En relisant certaines de mes notes et en parcourant les nombreux récits de voyage que l’on trouve sur le net je ne peux m’empêcher de penser à ces mots cruels de Lévi-Strauss : « Eh quoi ? Faut-il narrer par le menu tant de détails insipides, d’évènements insignifiants ? […] cette scorie de la mémoire : « à 5h30 du matin, nous entrions en rade de Recife tandis que piaillaient les mouettes et qu’une flottille de marchands de fruits exotiques se pressaient le long de la coque », un si pauvre souvenir mérite-t-il que je lève la plume pour le fixer ? »
En 1955 il ne s’adressait non pas aux voyageurs que nous sommes mais aux reporters de l’époque.

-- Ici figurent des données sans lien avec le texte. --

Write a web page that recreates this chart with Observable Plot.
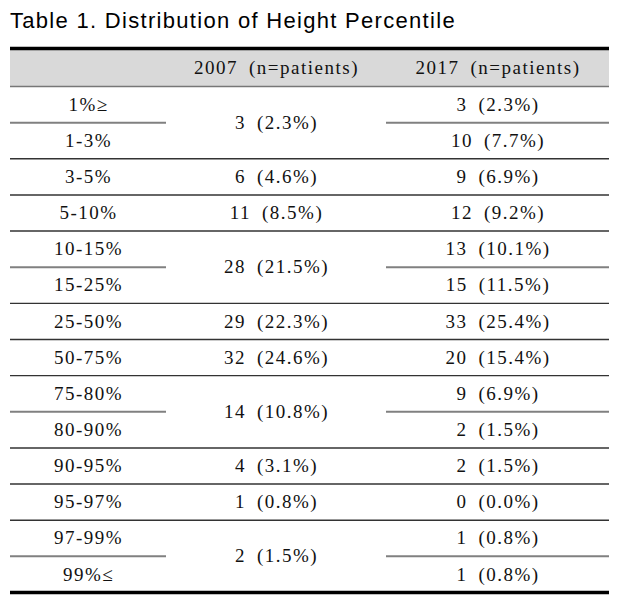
<!DOCTYPE html>
<html>
<head>
<meta charset="utf-8">
<script src="https://cdn.jsdelivr.net/npm/d3@7"></script>
<script src="https://cdn.jsdelivr.net/npm/@observablehq/plot@0.6"></script>
<style>
  html, body { margin: 0; padding: 0; background: #fff; }
  #title { font-family: "Liberation Sans", Arial, sans-serif; font-size: 22px; letter-spacing: 1.3px; color: #000;
           height: 40px; line-height: 36px; padding: 3px 0 0 10px; box-sizing: border-box; white-space: nowrap; }
  #chart svg text { letter-spacing: 1.5px; }
</style>
</head>
<body>
<div id="title">Table 1. Distribution of Height Percentile</div>
<div id="chart"></div>
<script>
const headers = ["", "2007\u2002(n=patients)", "2017\u2002(n=patients)"];
const rowLabels = ["1%≥", "1-3%", "3-5%", "5-10%", "10-15%", "15-25%", "25-50%", "50-75%",
                   "75-80%", "80-90%", "90-95%", "95-97%", "97-99%", "99%≤"];
// 2007 cells are merged over several rows
const span2007 = [2, 1, 1, 2, 1, 1, 2, 1, 1, 2];
const n2007    = [3, 6, 11, 28, 29, 32, 14, 4, 1, 2];
const pct2007  = [2.3, 4.6, 8.5, 21.5, 22.3, 24.6, 10.8, 3.1, 0.8, 1.5];
const n2017    = [3, 10, 9, 12, 13, 15, 33, 20, 9, 2, 2, 0, 1, 1];
const pct2017  = [2.3, 7.7, 6.9, 9.2, 10.1, 11.5, 25.4, 15.4, 6.9, 1.5, 1.5, 0.0, 0.8, 0.8];

const fmt = (n, p) => `${n}\u2002(${p.toFixed(1)}%)`;

// build table geometry in row/column units (column index, row index)
const nRows = rowLabels.length;
const cells2007 = [];
let start = 0;
span2007.forEach((s, i) => {
  cells2007.push({ col: 1.5, row: 1 + start + s / 2, text: fmt(n2007[i], pct2007[i]), start, span: s });
  start += s;
});
const groupStarts = new Set(cells2007.map(d => d.start));
const labelCells = rowLabels.map((t, i) => ({ col: 0.5, row: 1.5 + i, text: t }));
const cells2017 = n2017.map((n, i) => ({ col: 2.5, row: 1.5 + i, text: fmt(n, pct2017[i]) }));
const headerCells = headers.map((t, i) => ({ col: i + 0.5, row: 0.5, text: t }));

const fullLines = [], partialLines = [];
for (let r = 1; r < nRows; r++) {
  if (groupStarts.has(r)) fullLines.push({ x1: 0, x2: 3, y: 1 + r });
  else {
    partialLines.push({ x1: 0, x2: 1, y: 1 + r });
    partialLines.push({ x1: 2, x2: 3, y: 1 + r });
  }
}

const textOpts = { x: "col", y: "row", text: "text", fill: "#111",
  fontFamily: "Liberation Serif", fontSize: 19 };
const chart = Plot.plot({
  width: 629,
  height: 556,
  margin: 0,
  x: { type: "linear", domain: [0, 1, 2, 3], range: [10, 166, 386, 609], axis: null },
  y: { type: "linear", domain: [0, 1, 1 + nRows], range: [8, 46, 552], axis: null },
  marks: [
    Plot.rect([{ x1: 0, x2: 3, y1: 0, y2: 1 }], { x1: "x1", x2: "x2", y1: "y1", y2: "y2", fill: "#d9d9d9" }),
    Plot.ruleY([1], { x1: 0, x2: 3, stroke: "#777", strokeWidth: 1.5 }),
    Plot.ruleY(fullLines, { y: "y", x1: "x1", x2: "x2", stroke: "#333", strokeWidth: 1.4 }),
    Plot.ruleY(partialLines, { y: "y", x1: "x1", x2: "x2", stroke: "#808080", strokeWidth: 2 }),
    Plot.ruleY([0, 1 + nRows], { x1: 0, x2: 3, stroke: "#000", strokeWidth: 3.5 }),
    Plot.text(headerCells, textOpts),
    Plot.text(labelCells, textOpts),
    Plot.text(cells2007, textOpts),
    Plot.text(cells2017, textOpts)
  ]
});
document.getElementById("chart").appendChild(chart);
</script>
</body>
</html>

Plus loin » Pourtant, ce genre de récit rencontre une faveur qui reste pour moi inexplicable. L’Amazonie, le Tibet et l’Afrique envahissent les boutiques sous forme de livres de voyage, comptes rendus d’expédition et albums de photographies où le souci de l’effet domine trop pour que le lecteur puisse apprécier la valeur du témoignage qu’on apporte. Loin que son esprit critique s’éveille, il demande toujours davantage de cette pâture, il en engloutit des quantités prodigieuses. C’est un métier, maintenant, que d’être explorateur; métier qui consiste, non pas, comme on pourrait le croire, à découvrir au terme d’années studieuses des faits restés inconnus, mais à parcourir un nombre élevé de kilomètres et à rassembler des projections fixes ou animées, de préférence en couleurs, grâce à quoi on remplira une salle, plusieurs jours de suite, d’une foule d’auditeurs auxquels des platitudes et des banalités sembleront miraculeusement transmutées en révélations pour la seule raison qu’au lieu de les démarquer sur place, leur auteur les aura sanctifiées par un parcours de vingt mille kilomètres.«
Tout ça me fait dire qu’en voyage non seulement nous nous passionnons pour le passé, mais que nous voyageons aussi au passé, en gros comme le faisaient les explorateurs quelques décennies plus tôt lorsque le voyage était réservé à une élite. Le voyage serait à cette lumière que reproduction, imitation de l’exploration, d’une vaine découverte.
(*) Claude Levi-Strauss, Tristes tropiques, pp.13-14 . Extraits.